Cet épisode remet alors en perspective toute la saison qui vient de s’écouler. Frank a été submergé par ses pulsions et a sombré dans le Mal. Ces pulsions de morts qui existent en chacun de nous, qui n’attendent que de s’exprimer - voir les atrocités commises durant une guerre - et qui sont exacerbées chez les criminels en série.


On peut donc presque dire que Nietzsche hante la série :

« Quiconque combat des monstres, doit s’assurer qu’il ne devient pas un monstre lui-même. Car lorsque tu regardes au fond de l’abysse, l’abysse aussi regarde au fond de toi. »






Du point de vue de la série maintenant et de sa mythologie, on ne peut pas dire que l’on soit finalement surpris par ce qui arrive. Entre autres parce que ces évènements ont été annoncés.
En effet, dans Le Juge (1.05), Légion demande à Frank d’œuvrer pour lui. Surtout, il lui précise que l’offre n’a pas de limite dans le temps. Il peut l’accepter dans 1 semaine, 1 mois, 1an...
Et ce que fait Frank, sans s’en rendre compte. En tuant, il laisse parler ses pulsions meurtrières et se place sous l’emprise du Mal, ce Mal dont il est question depuis le début. D’ailleurs, à cet instant, Légion n’a-t-il pas gagné la bataille ? Et cela aussi n’a-t-il pas été annoncé ? Lorsque le Frenchman lance dans le Pilote (1.01) « Vous croyez que vous pourrez L’arrêter ? Rien ni personne ne pourra ! », ne fait-il pas référence à Légion ?


Frank a donc échoué.
Il n’a pas su protéger sa famille, ni repousser l’offre du Mal.

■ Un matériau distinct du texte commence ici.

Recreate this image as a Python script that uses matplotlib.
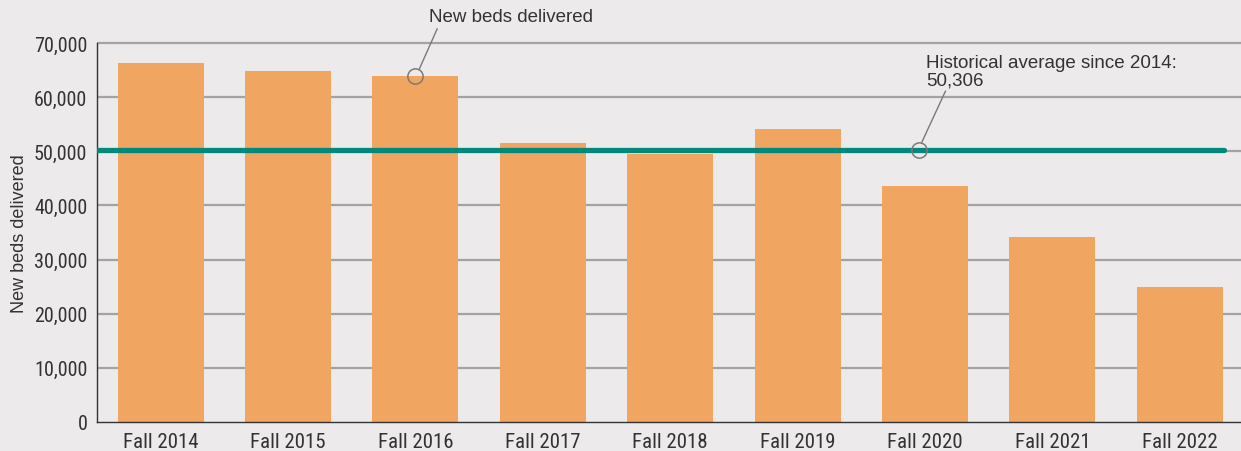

Pour reprendre les termes de Nietzsche, Frank est au fond de l’abysse...




NOTA : à l’heure où j’écris ses lignes, je n’ai pas en ma possession les DVD de la série. Je ne peux donc pas m’appuyer sur le documentaire Chasing the Dragon qui recèle peut-être quelques éléments intéressants concernant le thème développé ici. A voir donc.


Un épisode incontournable, véritable charnière entre les deux saisons.